■ **INSTRUCTIONS FOR THE TASK**: Filter these entries so that only lines with the word "chart" remain.

■ **EXTRACTED DATA**:
## Begin

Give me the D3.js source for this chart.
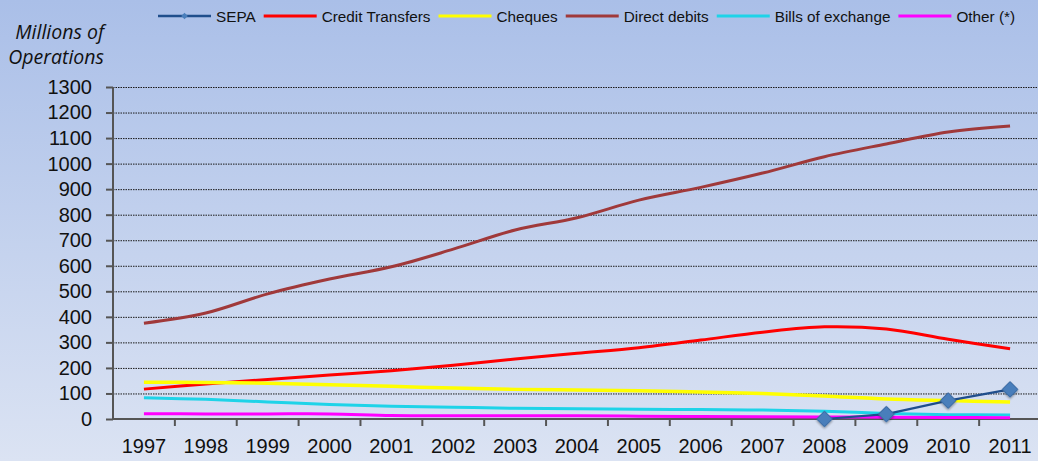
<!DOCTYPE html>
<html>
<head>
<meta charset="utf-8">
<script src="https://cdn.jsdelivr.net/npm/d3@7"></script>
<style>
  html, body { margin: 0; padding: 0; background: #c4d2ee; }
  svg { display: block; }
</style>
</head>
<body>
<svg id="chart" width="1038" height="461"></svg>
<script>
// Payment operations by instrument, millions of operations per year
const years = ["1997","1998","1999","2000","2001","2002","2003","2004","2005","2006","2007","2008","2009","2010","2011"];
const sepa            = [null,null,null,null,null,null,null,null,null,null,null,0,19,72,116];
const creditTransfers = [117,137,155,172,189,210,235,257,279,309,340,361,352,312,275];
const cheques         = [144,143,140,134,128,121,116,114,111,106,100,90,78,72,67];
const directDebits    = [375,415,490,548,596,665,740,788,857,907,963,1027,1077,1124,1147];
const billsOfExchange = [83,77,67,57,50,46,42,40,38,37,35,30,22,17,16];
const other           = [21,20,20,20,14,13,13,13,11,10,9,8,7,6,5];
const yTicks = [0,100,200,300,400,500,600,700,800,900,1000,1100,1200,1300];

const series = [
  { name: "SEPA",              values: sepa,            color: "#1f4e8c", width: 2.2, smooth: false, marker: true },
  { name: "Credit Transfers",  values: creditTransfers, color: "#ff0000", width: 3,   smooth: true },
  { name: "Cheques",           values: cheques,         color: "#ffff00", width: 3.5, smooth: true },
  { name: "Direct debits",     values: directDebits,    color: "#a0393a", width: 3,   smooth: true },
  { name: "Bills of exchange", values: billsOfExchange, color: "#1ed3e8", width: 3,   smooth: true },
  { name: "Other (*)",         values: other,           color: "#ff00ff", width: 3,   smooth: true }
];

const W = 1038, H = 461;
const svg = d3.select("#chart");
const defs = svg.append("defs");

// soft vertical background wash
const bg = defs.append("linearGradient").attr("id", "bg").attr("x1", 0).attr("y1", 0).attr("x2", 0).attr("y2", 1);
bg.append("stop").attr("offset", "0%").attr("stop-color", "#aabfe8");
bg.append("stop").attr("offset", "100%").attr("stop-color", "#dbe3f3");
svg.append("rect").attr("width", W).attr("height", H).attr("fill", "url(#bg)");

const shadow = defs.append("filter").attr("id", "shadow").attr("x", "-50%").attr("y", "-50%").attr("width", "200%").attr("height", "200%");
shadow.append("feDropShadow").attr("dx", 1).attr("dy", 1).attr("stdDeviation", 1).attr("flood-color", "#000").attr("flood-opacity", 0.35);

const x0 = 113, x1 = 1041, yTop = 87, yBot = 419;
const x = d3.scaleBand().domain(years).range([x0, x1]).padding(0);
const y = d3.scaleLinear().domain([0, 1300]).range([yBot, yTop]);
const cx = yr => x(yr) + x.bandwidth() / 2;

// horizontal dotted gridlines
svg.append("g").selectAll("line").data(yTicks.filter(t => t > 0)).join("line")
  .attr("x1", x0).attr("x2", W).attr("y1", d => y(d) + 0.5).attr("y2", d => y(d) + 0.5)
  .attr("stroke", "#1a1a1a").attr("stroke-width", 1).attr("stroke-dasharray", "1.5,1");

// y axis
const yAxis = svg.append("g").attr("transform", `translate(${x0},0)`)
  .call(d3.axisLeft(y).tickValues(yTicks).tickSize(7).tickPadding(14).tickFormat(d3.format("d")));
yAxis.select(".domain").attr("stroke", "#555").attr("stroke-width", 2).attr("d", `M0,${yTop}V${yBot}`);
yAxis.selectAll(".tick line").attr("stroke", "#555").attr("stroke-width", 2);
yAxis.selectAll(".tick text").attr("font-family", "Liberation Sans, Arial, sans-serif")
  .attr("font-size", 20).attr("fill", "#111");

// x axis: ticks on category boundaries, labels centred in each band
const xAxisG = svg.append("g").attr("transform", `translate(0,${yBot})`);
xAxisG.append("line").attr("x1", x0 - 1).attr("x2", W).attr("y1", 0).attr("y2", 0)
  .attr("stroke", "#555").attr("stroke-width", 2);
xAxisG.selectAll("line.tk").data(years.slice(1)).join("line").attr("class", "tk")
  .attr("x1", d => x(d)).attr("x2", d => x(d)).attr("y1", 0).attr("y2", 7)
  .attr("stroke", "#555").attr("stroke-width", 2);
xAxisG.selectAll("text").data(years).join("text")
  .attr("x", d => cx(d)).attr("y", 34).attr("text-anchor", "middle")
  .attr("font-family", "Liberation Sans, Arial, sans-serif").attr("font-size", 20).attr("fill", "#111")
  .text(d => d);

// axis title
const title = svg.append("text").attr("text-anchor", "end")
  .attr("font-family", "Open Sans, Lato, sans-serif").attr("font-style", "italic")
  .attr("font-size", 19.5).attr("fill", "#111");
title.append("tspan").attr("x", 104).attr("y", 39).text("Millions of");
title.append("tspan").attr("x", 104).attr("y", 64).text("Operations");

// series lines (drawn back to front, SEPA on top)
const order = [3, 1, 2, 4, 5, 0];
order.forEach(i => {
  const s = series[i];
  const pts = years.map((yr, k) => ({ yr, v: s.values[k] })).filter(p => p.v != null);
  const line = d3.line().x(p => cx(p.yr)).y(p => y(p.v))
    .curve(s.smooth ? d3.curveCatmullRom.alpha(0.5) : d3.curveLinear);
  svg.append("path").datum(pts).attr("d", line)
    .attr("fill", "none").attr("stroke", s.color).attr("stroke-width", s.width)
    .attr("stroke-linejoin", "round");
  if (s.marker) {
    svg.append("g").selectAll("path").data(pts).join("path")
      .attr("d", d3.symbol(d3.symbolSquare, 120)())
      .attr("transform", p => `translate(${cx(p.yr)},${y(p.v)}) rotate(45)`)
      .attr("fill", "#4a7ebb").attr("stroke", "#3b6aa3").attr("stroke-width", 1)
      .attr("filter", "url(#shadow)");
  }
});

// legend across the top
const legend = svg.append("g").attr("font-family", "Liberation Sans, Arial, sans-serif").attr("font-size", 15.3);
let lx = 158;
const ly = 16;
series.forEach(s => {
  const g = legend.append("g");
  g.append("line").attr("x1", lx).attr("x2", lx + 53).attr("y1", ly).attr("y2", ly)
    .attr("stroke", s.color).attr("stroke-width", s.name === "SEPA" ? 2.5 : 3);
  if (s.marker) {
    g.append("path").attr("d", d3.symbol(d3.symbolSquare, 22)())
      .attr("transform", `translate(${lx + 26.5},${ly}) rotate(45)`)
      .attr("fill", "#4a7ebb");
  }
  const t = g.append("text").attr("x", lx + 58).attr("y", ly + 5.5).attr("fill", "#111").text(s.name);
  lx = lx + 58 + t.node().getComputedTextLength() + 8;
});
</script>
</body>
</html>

## End
## Begin

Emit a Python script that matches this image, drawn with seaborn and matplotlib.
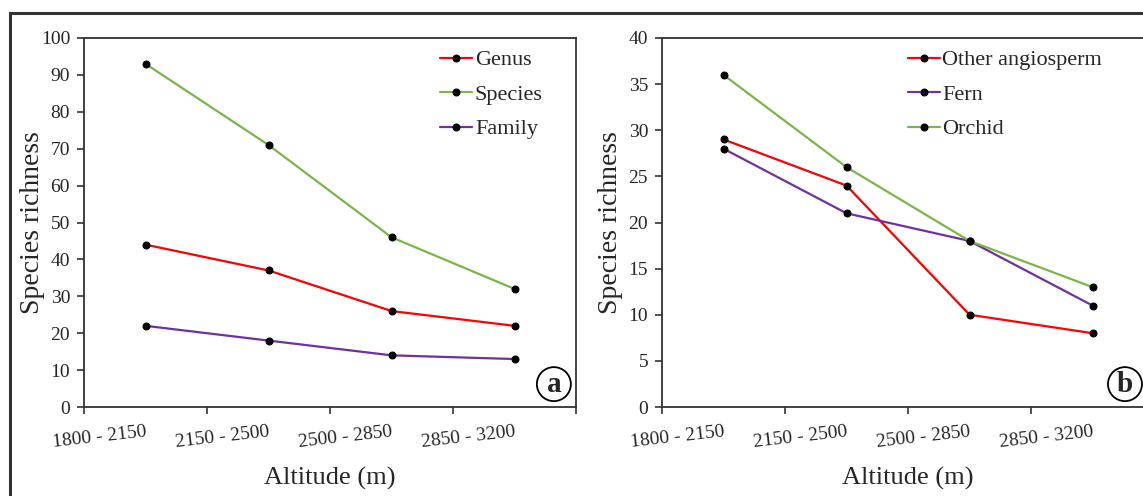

## End
## Begin

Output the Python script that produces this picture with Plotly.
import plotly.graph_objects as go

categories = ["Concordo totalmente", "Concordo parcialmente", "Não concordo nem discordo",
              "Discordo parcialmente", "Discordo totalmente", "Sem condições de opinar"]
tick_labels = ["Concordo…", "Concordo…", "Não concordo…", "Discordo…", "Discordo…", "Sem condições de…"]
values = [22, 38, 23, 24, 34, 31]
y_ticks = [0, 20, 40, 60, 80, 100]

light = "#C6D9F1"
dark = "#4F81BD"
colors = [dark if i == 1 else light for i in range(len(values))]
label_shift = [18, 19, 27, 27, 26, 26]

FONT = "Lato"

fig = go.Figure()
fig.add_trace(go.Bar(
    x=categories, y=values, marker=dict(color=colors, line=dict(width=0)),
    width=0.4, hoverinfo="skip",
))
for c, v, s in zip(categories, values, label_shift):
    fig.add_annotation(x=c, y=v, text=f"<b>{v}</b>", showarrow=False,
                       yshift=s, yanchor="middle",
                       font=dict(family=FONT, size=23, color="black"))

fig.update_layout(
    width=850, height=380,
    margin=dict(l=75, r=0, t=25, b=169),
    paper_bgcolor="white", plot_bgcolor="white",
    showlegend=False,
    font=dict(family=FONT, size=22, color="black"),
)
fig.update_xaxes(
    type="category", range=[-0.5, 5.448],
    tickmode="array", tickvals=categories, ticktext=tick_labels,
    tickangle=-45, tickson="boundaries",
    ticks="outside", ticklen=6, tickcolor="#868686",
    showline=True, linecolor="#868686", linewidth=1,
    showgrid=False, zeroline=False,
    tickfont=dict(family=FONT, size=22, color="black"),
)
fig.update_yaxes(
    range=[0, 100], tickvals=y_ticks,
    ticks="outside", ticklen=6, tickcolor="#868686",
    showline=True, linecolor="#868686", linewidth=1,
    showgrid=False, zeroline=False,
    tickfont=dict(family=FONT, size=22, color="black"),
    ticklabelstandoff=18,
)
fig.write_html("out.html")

## End

■ **RESPONSE TO THIS EXERCISE**:
Give me the D3.js source for this chart.
<svg id="chart" width="1038" height="461"></svg>
const svg = d3.select("#chart");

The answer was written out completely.